I went upstairs with her to survey the damage. The bathroom light next to her bedroom was on. "Why is the light on in the bathroom?"
"Well, because I slept in there last night."
I noticed a clean guest towel crumpled next to the bathroom rug. She had thrown up all over her bed, the carpet, and the guest bed next to her bed. Afterwards, instead of going downstairs and informing me of the situation, she curled up on the bathroom rug and went right back to sleep.
After church, we met a friend and went to a Harness race. Standing in a crowd of spectators, I glanced down and saw that Halle's pants were around her ankles. Diarrhea strikes. I shoved Morgan into my friend's arms and rushed Halle to the bathroom for a change of clothes.

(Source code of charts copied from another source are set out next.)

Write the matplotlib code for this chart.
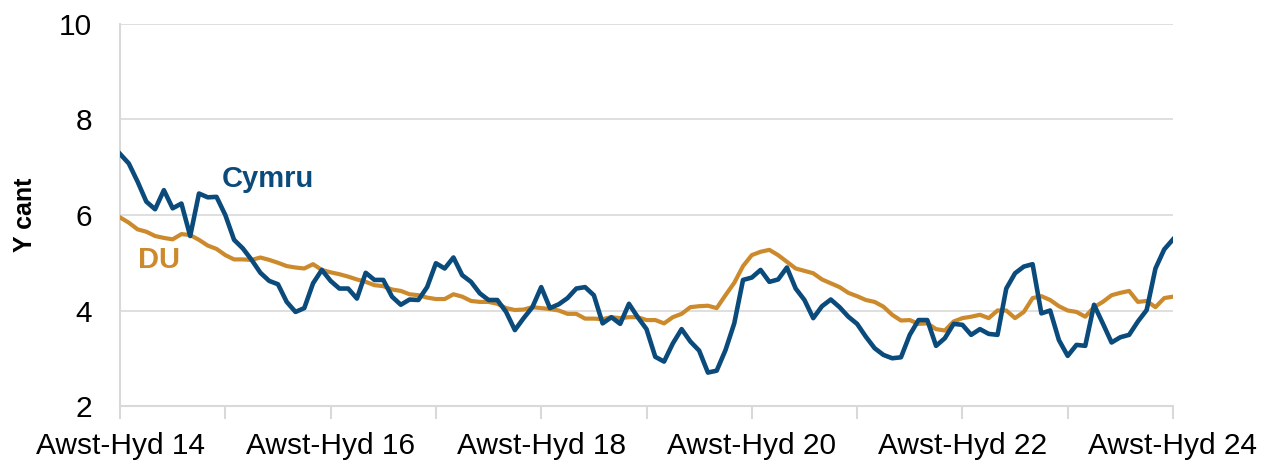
import matplotlib
matplotlib.use("Agg")
import matplotlib.pyplot as plt
import numpy as np

plt.rcParams['font.family'] = ['Liberation Sans', 'DejaVu Sans']

# 3-month rolling rate, Aug-Oct 2014 .. Aug-Oct 2024 (monthly)
cymru = [7.28, 7.08, 6.70, 6.28, 6.12, 6.52, 6.14, 6.24, 5.56, 6.45, 6.37, 6.38,
         6.00, 5.48, 5.30, 5.06, 4.79, 4.62, 4.55, 4.18, 3.97, 4.05, 4.57, 4.85,
         4.62, 4.46, 4.46, 4.25, 4.79, 4.64, 4.64, 4.29, 4.12, 4.23, 4.22, 4.49,
         4.99, 4.88, 5.11, 4.74, 4.60, 4.36, 4.22, 4.22, 3.97, 3.59, 3.84, 4.07,
         4.49, 4.05, 4.13, 4.26, 4.46, 4.49, 4.32, 3.73, 3.86, 3.72, 4.14, 3.86,
         3.61, 3.03, 2.93, 3.31, 3.61, 3.35, 3.16, 2.70, 2.74, 3.17, 3.73, 4.64,
         4.69, 4.85, 4.60, 4.65, 4.90, 4.46, 4.22, 3.84, 4.09, 4.23, 4.07, 3.87,
         3.72, 3.45, 3.21, 3.07, 3.00, 3.02, 3.49, 3.80, 3.80, 3.26, 3.42, 3.72,
         3.70, 3.49, 3.61, 3.51, 3.49, 4.46, 4.78, 4.92, 4.97, 3.94, 4.00, 3.38,
         3.05, 3.28, 3.26, 4.12, 3.73, 3.33, 3.44, 3.49, 3.77, 4.01, 4.88, 5.28,
         5.49]
du = [5.95, 5.84, 5.70, 5.65, 5.56, 5.52, 5.49, 5.60, 5.58, 5.48, 5.36, 5.29,
      5.16, 5.07, 5.07, 5.06, 5.11, 5.06, 5.00, 4.93, 4.90, 4.88, 4.97, 4.85,
      4.80, 4.76, 4.71, 4.65, 4.60, 4.53, 4.51, 4.44, 4.41, 4.34, 4.32, 4.27,
      4.24, 4.24, 4.34, 4.29, 4.20, 4.18, 4.18, 4.14, 4.05, 4.01, 4.02, 4.07,
      4.05, 4.03, 4.00, 3.93, 3.93, 3.83, 3.83, 3.82, 3.86, 3.84, 3.86, 3.86,
      3.80, 3.80, 3.73, 3.86, 3.93, 4.07, 4.09, 4.10, 4.05, 4.32, 4.58, 4.93,
      5.16, 5.23, 5.27, 5.16, 5.02, 4.88, 4.83, 4.78, 4.65, 4.57, 4.49, 4.37,
      4.30, 4.22, 4.18, 4.08, 3.91, 3.79, 3.80, 3.72, 3.73, 3.61, 3.58, 3.77,
      3.84, 3.87, 3.91, 3.84, 4.00, 4.00, 3.84, 3.97, 4.26, 4.30, 4.22, 4.09,
      4.00, 3.97, 3.87, 4.07, 4.18, 4.32, 4.37, 4.41, 4.18, 4.20, 4.07, 4.26,
      4.29]
tick_labels = ["Awst-Hyd 14", "", "Awst-Hyd 16", "", "Awst-Hyd 18", "",
               "Awst-Hyd 20", "", "Awst-Hyd 22", "", "Awst-Hyd 24"]

BLUE = "#0b4b7c"
ORANGE = "#cc8a2c"
GRID = "#d9d9d9"

x = np.arange(len(cymru))

fig = plt.figure(figsize=(12.73, 4.61), dpi=100)
ax = fig.add_axes([120 / 1273, 55 / 461, 1053 / 1273, 382 / 461])

ax.plot(x, du, color=ORANGE, lw=3.0, solid_joinstyle='round', zorder=3)
ax.plot(x, cymru, color=BLUE, lw=3.3, solid_joinstyle='round', zorder=4)

ax.set_xlim(0, len(cymru) - 1)
ax.set_ylim(2, 10)
ax.set_yticks([2, 4, 6, 8, 10])
ax.set_xticks(np.arange(0, len(cymru), 12))
ax.set_xticklabels(tick_labels)

ax.grid(axis='y', color=GRID, lw=1.2, zorder=0)
for s in ['top', 'right']:
    ax.spines[s].set_visible(False)
for s in ['left', 'bottom']:
    ax.spines[s].set_color(GRID)
    ax.spines[s].set_linewidth(1.5)

ax.tick_params(axis='y', length=0, pad=20, labelsize=21.5, labelcolor='black')
ax.tick_params(axis='x', length=9, width=1.5, color=GRID, pad=10,
               labelsize=21.5, labelcolor='black')

ax.set_ylabel("Y cant", fontsize=18, fontweight='bold')
ax.yaxis.set_label_coords(-83 / 1053, 0.5)

ax.text(268 / 1273, 1 - 179 / 461, "Cymru", transform=fig.transFigure,
        color=BLUE, fontsize=21, fontweight='bold', ha='center', va='center')
ax.text(159 / 1273, 1 - 260 / 461, "DU", transform=fig.transFigure,
        color=ORANGE, fontsize=21, fontweight='bold', ha='center', va='center')

fig.savefig("out.png", dpi=100)
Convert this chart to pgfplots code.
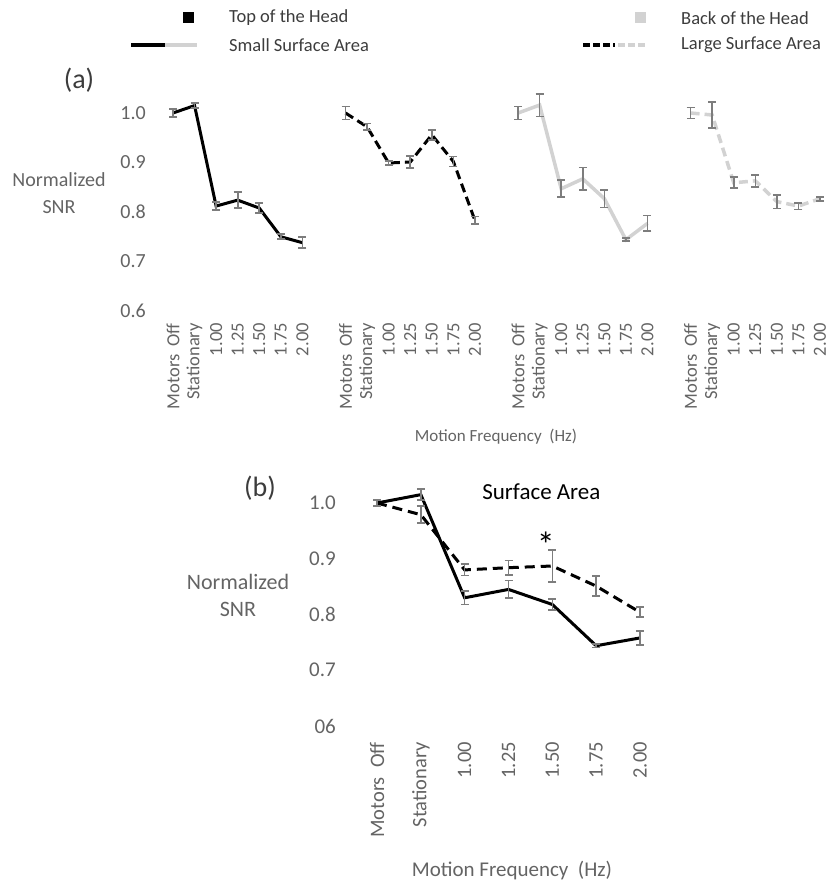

I wonder if Halle will have a recurring nightmare of forgetting to wear pants when she gets older.
Last week, we almost got swept away by a tornado. It was during this instance that I was reminded that I am the worst possible person to be with in a crisis situation. My friend whom I had met for coffee had received a phone call that a friend who lived near her had lost her house. So, as we sat waiting for news, power, or a favorable change in the weather, she happened to mention that her house was a mess. "Maybe it won't matter," I said. Immediately after saying this, I realized it was not a comforting comment.
I suppose the moral of all these events is that you can never be prepared for everything that comes. But you can learn to keep your mouth shut. Obviously, I'm still working on the second.